In einer Medienmitteilung vom 20. Juli informierten Sie über das Gefährdungspotenzial der beiden Post-Corona-Bewegungen Graswurzle und Urig. Um was für Gruppierungen handelt es sich hierbei?
Julia Sulzmann: Graswurzle und Urig sind zwei weltanschauliche Bewegungen, die sich 2021 aus der Kritik an den bestehenden Corona-Massnahmen heraus gebildet haben. Unterdessen richtet sich die Kritik aber gegen viel mehr, eigentlich gegen fast alles, was mit dem Staat zu tun hat. Die beiden Gruppierungen verfolgen ein gemeinsames Ziel: Eine Parallelgesellschaft aufzubauen mit einem eigenen Schul- und Gesundheitssystem. Dabei lässt sich ein Trend zu gefährlicher Alternativmedizin und Verschwörungsmythen beobachten.
Die Bewegungen haben also zum Ziel, eine Parallelgesellschaft aufzubauen. Wie soll diese denn genau aussehen?
Betrachten wir zuerst einmal das Schulsystem. Hier fällt auf, dass in den Kreisen von Graswurzle und Urig ein riesiger Trend zum Homeschooling zu verzeichnen ist. Viele Gleichgesinnte haben sich bereits zusammengetan, um sich die Arbeit zu teilen.
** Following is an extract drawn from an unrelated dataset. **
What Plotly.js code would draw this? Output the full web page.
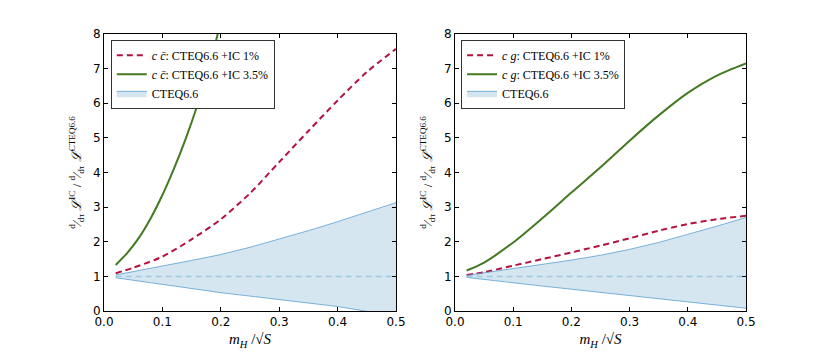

Dabei herausgekommen sind eine Vielzahl von Homeschooling-Projekten und Privatschulen, die wir als weltanschaulich bezeichnen.
Was heisst das konkret?
In diesen Kreisen wird die Schule unter anderem als «Zwangsindoktrinierungsanstalt» bezeichnet. Im esoterischen Milieu wird Intuition tendenziell höher gewertet als Fakten und Wissenschaft. Die Jugendlichen werden mitunter ohne Abschluss zurückgelassen, der sie für ein Leben ausserhalb einer bestimmten Weltanschauungsgemeinschaft qualifiziert. Graswurzle wirbt derzeit für eine alternative Privatschule namens Campus Vivere, 2021 von drei Esoterikerinnen gegründete. Dort werden zum Beispiel Personen aus der Staatsverweigerungsszene als Referenten eingeladen.